In the updated Renewable Energy Directive II (RED II), the EU clearly considers community energy as a key factor for future Renewable Energy (RE) market uptake and mandates Member States to implement regulatory frameworks for enabling and facilitating this process.

At the same time, several barriers prevent citizens from becoming (bio)energy producers and bioenergy projects to be more appealing:

Lack of preparedness for communities to tap the full bioenergy market potential

Lack of stakeholders’ awareness of the communities’ potential

Missing/ unsupportive (local, regional and national) framework and policy conditions

For a fair and people-powered energy system, BECoop (2020-2023), a project funded by the European Horizon 2020 programme, aims at putting communities in charge of their local renewable (bio)energy generation.

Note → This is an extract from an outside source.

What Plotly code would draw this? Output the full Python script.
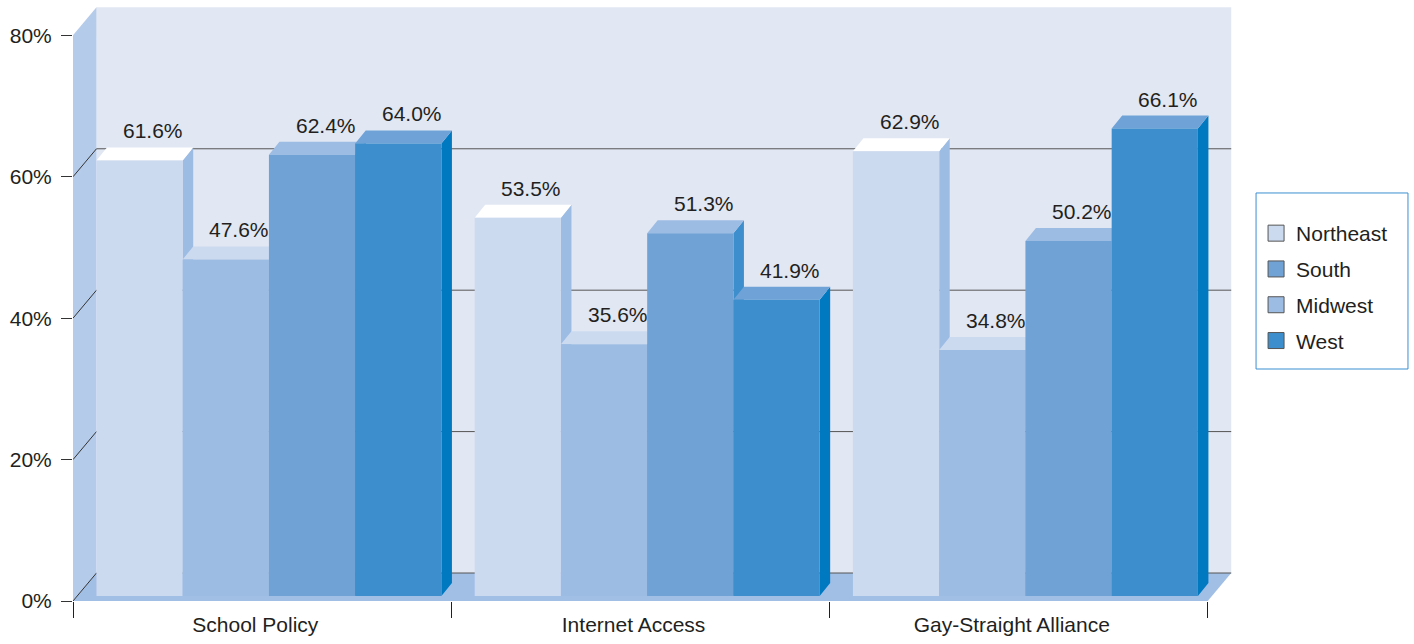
import plotly.graph_objects as go

# Survey results by region
categories = ["School Policy", "Internet Access", "Gay-Straight Alliance"]
regions = ["Northeast", "Midwest", "South", "West"]          # bar order inside a group
northeast = [61.6, 53.5, 62.9]
midwest = [47.6, 35.6, 34.8]
south = [62.4, 51.3, 50.2]
west = [64.0, 41.9, 66.1]
series = [northeast, midwest, south, west]
legend_order = ["Northeast", "South", "Midwest", "West"]
y_ticks = [0, 20, 40, 60, 80]
y_tick_text = ["0%", "20%", "40%", "60%", "80%"]

# face colours per region: front, top, side
face_colors = {
    "Northeast": ("#CCDAF0", "#FFFFFF", "#9DBCE3"),
    "Midwest": ("#9DBCE3", "#CCDAF0", "#70A2D6"),
    "South": ("#70A2D6", "#9DBCE3", "#3D8ECC"),
    "West": ("#3D8ECC", "#6FA3D8", "#0079C1"),
}

# geometry of the pseudo-3D box (data units)
BOX_DX, BOX_DY = 0.0621, 3.96       # depth of the chart box
BAR_DX, BAR_DY = 0.0278, 1.84       # depth of each bar
BAR_W = 0.228
GROUP_START = -0.438
BAR_BASE = 0.71
X_MIN, X_MAX = -0.5, 2.5
Y_TOP = 80

TEXT = "#231F20"
FONT = "Liberation Sans, Arial, sans-serif"

fig = go.Figure()


def poly(points_list):
    xs, ys = [], []
    for pts in points_list:
        for px, py in pts:
            xs.append(px)
            ys.append(py)
        xs.append(None)
        ys.append(None)
    return xs, ys


def add_faces(pts_list, color, name):
    xs, ys = poly(pts_list)
    fig.add_trace(go.Scatter(
        x=xs, y=ys, mode="lines", fill="toself", fillcolor=color,
        line=dict(width=0, color=color), hoverinfo="skip",
        showlegend=False, name=name,
    ))


annotations = []
for k, (region, values) in enumerate(zip(regions, series)):
    front_c, top_c, side_c = face_colors[region]
    sides, tops, fronts = [], [], []
    for i, v in enumerate(values):
        x0 = i + GROUP_START + k * BAR_W
        x1 = x0 + BAR_W
        b = BAR_BASE
        t = BAR_BASE + v
        sides.append([(x1, b), (x1 + BAR_DX, b + BAR_DY), (x1 + BAR_DX, t + BAR_DY), (x1, t)])
        tops.append([(x0, t), (x1, t), (x1 + BAR_DX, t + BAR_DY), (x0 + BAR_DX, t + BAR_DY)])
        fronts.append([(x0, b), (x1, b), (x1, t), (x0, t)])
        annotations.append(dict(
            x=(x0 + x1) / 2 + BAR_DX + 0.008, y=t + BAR_DY, xref="x", yref="y",
            text=f"{v:.1f}%", showarrow=False, yanchor="bottom", yshift=3,
            font=dict(family=FONT, size=21, color=TEXT),
        ))
    add_faces(sides, side_c, region)
    add_faces(tops, top_c, region)
    add_faces(fronts, front_c, region)

# legend entries
for region in legend_order:
    fig.add_trace(go.Scatter(
        x=[None], y=[None], mode="markers", name=region, legendgroup=region,
        marker=dict(symbol="square", size=17, color=face_colors[region][0],
                    line=dict(color="#555555", width=1)),
    ))

# box walls, floor and gridlines
shapes = []
wall_back = f"M {X_MIN + BOX_DX},{BOX_DY} L {X_MAX + BOX_DX},{BOX_DY} L {X_MAX + BOX_DX},{Y_TOP + BOX_DY} L {X_MIN + BOX_DX},{Y_TOP + BOX_DY} Z"
wall_left = f"M {X_MIN},0 L {X_MIN},{Y_TOP} L {X_MIN + BOX_DX},{Y_TOP + BOX_DY} L {X_MIN + BOX_DX},{BOX_DY} Z"
floor = f"M {X_MIN},0 L {X_MAX},0 L {X_MAX + BOX_DX},{BOX_DY} L {X_MIN + BOX_DX},{BOX_DY} Z"
shapes.append(dict(type="path", path=wall_back, xref="x", yref="y", fillcolor="#E1E7F3", line=dict(width=0), layer="below"))
shapes.append(dict(type="path", path=wall_left, xref="x", yref="y", fillcolor="#B5CBEA", line=dict(width=0), layer="below"))
shapes.append(dict(type="path", path=floor, xref="x", yref="y", fillcolor="#A1BEE5", line=dict(width=0), layer="below"))
for v in y_ticks[:-1]:
    shapes.append(dict(type="line", xref="x", yref="y", x0=X_MIN + BOX_DX, x1=X_MAX + BOX_DX,
                       y0=v + BOX_DY, y1=v + BOX_DY, line=dict(color="#555555", width=1), layer="below"))
    shapes.append(dict(type="line", xref="x", yref="y", x0=X_MIN, x1=X_MIN + BOX_DX,
                       y0=v, y1=v + BOX_DY, line=dict(color="#333333", width=1), layer="below"))

# legend frame
shapes.append(dict(type="rect", xref="paper", yref="paper",
                   x0=1.0155, x1=1.1459, y0=0.3860, y1=0.6789,
                   fillcolor="white", line=dict(color="#3B8FD0", width=1), layer="below"))

fig.update_layout(
    width=1414, height=644,
    margin=dict(l=73, r=176, t=0, b=43),
    paper_bgcolor="white", plot_bgcolor="white",
    shapes=shapes, annotations=annotations,
    showlegend=True,
    legend=dict(
        x=1.0155, y=0.6456, xanchor="left", yanchor="top",
        bgcolor="rgba(0,0,0,0)", borderwidth=0,
        font=dict(family=FONT, size=21, color=TEXT),
        tracegroupgap=5.5, traceorder="grouped",
    ),
    xaxis=dict(
        range=[-0.5, 2.58], showgrid=False, zeroline=False, showline=False,
        tickmode="array", tickvals=[i - 0.018 for i in range(len(categories))],
        ticktext=categories, ticks="",
        ticklabelstandoff=9,
        tickfont=dict(family=FONT, size=21, color=TEXT),
        minor=dict(tick0=-0.5, dtick=1, ticks="outside", ticklen=16, tickwidth=1, tickcolor="#231F20"),
        fixedrange=True,
    ),
    yaxis=dict(
        range=[0, 85], showgrid=False, zeroline=False, showline=False,
        tickmode="array", tickvals=y_ticks, ticktext=y_tick_text,
        ticks="outside", ticklen=11, tickwidth=1, tickcolor="#333333",
        ticklabelstandoff=5,
        tickfont=dict(family=FONT, size=21, color=TEXT),
        fixedrange=True,
    ),
)

fig.write_html("out.html")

Two trends are observed in the EU, which set the base for BECoop’s reason-to-be:

A rather slow penetration of renewables in the EU heating and cooling sector, which accounts for 51% of EU’s total energy consumption and is expected to account for the largest share of demand by 2050.

A significantly untapped RE market uptake potential for bioenergy.

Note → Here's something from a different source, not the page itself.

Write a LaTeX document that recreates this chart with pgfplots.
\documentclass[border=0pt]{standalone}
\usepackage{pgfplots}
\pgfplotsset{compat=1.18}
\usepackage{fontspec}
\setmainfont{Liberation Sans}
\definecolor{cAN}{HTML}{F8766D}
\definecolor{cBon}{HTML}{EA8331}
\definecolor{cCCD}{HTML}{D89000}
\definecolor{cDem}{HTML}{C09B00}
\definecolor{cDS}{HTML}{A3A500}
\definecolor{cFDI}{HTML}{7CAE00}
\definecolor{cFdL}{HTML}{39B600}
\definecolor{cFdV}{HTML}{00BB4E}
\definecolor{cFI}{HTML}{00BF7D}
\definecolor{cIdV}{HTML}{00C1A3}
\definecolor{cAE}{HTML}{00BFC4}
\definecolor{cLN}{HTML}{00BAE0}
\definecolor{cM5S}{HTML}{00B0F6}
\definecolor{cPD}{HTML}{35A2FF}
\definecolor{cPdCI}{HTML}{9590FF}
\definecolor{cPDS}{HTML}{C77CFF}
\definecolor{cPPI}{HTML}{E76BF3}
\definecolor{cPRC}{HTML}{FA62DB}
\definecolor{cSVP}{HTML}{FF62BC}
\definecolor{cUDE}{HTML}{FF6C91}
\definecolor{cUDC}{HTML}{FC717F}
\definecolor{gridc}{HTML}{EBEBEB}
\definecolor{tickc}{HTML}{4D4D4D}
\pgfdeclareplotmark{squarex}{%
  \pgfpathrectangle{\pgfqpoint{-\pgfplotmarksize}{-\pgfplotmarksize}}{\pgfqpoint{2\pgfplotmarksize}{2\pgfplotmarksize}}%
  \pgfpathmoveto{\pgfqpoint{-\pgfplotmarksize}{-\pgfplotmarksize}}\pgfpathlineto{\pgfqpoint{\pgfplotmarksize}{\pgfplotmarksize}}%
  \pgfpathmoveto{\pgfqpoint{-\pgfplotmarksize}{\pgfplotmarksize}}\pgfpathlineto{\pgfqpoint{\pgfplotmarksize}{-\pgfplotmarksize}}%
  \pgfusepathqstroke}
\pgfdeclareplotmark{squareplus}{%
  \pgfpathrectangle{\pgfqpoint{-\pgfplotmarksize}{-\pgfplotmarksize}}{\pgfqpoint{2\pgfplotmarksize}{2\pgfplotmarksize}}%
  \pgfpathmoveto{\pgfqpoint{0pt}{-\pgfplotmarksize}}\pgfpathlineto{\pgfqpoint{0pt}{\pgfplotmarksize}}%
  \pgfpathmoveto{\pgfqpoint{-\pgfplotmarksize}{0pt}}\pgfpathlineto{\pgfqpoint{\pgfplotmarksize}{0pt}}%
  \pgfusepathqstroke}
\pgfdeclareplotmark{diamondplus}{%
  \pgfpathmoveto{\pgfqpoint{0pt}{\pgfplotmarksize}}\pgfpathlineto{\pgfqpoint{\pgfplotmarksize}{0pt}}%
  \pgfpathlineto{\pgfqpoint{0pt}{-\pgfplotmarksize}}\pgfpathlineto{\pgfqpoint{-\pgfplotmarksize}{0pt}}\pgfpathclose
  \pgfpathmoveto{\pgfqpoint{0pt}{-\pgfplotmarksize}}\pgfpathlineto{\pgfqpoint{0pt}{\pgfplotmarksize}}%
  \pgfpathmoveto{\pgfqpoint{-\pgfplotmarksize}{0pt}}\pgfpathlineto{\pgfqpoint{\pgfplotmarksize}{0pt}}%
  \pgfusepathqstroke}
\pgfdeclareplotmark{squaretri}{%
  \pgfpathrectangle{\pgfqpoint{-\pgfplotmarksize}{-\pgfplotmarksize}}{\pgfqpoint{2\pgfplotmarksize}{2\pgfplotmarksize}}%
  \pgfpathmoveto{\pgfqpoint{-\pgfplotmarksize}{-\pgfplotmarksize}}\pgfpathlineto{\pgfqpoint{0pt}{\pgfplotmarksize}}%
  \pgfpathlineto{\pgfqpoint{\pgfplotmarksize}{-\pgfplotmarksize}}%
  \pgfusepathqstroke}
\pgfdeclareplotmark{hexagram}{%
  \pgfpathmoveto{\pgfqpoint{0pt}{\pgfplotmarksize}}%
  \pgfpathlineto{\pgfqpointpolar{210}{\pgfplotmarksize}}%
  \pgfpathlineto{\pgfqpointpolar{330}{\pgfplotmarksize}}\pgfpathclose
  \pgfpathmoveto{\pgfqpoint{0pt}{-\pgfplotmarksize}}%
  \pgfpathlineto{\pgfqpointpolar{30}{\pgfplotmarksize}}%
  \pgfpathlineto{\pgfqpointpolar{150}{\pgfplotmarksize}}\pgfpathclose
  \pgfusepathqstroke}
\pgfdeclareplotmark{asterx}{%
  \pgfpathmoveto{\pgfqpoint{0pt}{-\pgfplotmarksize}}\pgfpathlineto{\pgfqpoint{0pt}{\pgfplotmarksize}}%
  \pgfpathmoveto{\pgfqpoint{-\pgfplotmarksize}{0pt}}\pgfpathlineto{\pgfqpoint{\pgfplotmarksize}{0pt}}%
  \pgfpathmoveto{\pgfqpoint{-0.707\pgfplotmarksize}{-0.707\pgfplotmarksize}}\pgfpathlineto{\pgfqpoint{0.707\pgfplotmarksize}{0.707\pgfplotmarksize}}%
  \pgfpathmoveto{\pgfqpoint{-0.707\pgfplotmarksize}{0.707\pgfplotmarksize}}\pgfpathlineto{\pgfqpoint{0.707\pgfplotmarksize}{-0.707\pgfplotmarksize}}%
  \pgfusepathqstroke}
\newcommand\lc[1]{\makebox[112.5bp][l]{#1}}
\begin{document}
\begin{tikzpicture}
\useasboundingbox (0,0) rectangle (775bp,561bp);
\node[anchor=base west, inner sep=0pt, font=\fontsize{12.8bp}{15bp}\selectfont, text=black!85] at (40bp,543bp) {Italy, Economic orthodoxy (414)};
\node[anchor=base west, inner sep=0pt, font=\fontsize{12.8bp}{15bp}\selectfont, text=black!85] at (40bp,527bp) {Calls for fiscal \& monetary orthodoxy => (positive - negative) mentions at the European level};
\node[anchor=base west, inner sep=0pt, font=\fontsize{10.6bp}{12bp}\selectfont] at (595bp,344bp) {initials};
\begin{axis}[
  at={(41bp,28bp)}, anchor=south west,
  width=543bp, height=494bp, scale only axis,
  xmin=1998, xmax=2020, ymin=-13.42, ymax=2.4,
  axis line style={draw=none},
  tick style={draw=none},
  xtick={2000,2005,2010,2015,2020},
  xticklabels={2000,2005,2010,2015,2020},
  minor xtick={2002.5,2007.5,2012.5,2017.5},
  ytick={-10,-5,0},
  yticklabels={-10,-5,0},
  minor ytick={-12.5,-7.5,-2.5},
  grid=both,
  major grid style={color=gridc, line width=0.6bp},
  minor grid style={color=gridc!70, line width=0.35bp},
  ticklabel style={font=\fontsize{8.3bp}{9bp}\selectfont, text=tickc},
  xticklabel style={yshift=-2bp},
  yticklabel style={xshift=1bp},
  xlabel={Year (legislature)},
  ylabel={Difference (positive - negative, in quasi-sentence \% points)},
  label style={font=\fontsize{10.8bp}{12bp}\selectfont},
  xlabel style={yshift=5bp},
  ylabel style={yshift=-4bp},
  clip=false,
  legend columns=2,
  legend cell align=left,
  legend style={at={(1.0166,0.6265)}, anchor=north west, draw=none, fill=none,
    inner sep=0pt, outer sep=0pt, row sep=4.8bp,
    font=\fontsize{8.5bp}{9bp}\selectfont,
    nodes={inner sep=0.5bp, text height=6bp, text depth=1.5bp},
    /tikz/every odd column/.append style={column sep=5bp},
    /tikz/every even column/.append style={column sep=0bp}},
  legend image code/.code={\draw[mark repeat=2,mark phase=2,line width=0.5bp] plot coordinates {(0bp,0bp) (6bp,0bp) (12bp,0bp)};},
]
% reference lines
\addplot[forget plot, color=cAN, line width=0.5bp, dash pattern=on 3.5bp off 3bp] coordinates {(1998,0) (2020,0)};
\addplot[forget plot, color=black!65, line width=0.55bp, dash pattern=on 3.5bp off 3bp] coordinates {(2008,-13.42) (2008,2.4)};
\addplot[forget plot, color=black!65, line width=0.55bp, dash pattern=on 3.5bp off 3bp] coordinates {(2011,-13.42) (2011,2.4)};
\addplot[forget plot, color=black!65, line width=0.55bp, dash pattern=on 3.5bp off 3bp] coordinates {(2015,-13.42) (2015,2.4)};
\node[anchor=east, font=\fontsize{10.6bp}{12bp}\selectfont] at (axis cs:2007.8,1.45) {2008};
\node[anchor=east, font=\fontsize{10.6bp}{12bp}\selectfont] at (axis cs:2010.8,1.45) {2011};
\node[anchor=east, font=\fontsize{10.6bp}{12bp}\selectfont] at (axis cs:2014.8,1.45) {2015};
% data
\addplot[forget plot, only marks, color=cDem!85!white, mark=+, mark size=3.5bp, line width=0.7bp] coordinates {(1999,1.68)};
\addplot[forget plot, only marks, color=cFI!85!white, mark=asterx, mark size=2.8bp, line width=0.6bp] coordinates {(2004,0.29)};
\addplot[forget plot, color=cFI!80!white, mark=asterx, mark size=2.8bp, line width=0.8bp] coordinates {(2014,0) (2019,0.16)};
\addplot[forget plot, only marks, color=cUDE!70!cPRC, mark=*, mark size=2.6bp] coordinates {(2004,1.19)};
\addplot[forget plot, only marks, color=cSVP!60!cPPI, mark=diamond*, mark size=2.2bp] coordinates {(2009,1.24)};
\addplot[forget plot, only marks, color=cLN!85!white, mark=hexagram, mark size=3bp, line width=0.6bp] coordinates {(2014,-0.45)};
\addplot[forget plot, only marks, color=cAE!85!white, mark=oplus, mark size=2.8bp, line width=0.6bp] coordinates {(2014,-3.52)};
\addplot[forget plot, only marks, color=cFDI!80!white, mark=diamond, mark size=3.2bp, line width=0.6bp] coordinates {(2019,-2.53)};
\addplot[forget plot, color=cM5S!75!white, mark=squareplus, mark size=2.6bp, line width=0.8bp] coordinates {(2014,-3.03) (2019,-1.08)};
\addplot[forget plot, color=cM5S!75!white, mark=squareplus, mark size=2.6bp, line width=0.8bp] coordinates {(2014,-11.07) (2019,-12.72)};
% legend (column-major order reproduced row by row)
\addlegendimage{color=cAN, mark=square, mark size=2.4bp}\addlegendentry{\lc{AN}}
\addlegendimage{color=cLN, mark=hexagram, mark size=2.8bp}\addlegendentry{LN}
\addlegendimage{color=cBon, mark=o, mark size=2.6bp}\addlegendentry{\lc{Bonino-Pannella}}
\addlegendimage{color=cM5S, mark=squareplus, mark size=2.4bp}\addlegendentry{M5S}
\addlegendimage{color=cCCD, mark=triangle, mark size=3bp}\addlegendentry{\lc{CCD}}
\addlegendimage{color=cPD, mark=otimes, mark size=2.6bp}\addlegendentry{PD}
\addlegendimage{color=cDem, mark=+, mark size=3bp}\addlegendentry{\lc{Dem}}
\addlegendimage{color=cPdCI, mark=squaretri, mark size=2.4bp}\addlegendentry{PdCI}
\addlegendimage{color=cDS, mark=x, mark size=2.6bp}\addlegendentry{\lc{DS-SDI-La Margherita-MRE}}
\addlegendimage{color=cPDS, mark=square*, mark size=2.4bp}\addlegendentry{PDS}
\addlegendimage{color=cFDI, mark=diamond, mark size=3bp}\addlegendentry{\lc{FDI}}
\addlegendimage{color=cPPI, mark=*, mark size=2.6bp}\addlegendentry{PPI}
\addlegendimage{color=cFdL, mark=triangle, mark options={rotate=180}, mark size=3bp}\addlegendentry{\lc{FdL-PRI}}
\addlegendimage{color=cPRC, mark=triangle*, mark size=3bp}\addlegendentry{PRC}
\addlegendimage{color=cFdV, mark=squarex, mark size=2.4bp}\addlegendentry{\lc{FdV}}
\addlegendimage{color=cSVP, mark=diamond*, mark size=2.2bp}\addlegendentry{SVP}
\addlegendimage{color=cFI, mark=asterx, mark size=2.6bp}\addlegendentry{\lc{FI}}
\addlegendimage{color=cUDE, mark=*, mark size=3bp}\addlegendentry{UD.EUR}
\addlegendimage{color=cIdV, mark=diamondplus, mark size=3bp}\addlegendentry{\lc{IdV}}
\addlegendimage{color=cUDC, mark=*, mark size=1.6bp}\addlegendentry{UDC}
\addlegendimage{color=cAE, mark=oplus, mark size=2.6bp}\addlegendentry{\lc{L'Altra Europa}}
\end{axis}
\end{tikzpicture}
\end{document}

Deriving from living organic materials, bioenergy can be used to produce, among else, electricity, heat, and fuels. Even though not fully exploited, it holds, in practice, the highest potential for replacing fossil fuelled heat and remains the leading technology in the EU RE heating sector: the expansion of bioenergy projects across Europe would be of crucial importance for meeting the EU climate and energy targets.

Renewable energy uptake relies on peoples’ perceptions. In this context, energy communities and cooperatives (RESCoops) provide an ideal framework; they can empower a more effective, fair, and democratised clean-energy transition, leading to an increased social and consumer acceptance of RE developments. By 2050, almost half of the EU citizens could become energy producers meeting 45% of their energy demand. As recognized in the revised RED II and the 2030 Biodiversity Strategy, renewable (bio)energy communities have a key role to play for a sustainable future, holding a series of benefits.

Fight climate change

Job creation

Energy poverty mitigation

Lower supply tariffs

Reduced energy consumption

Reduce GHG emissions

Energy supply security

Flexible energy systems

Community bioenergy schemes can play a catalytic role in the market uptake of bioenergy heating technologies, yet their deployment nowadays remains significantly slow: biomass-based communities account for only a minor share of existing RESCoops compared to solar or wind. In terms of production, electricity takes the lion’s share, in contrast to heating.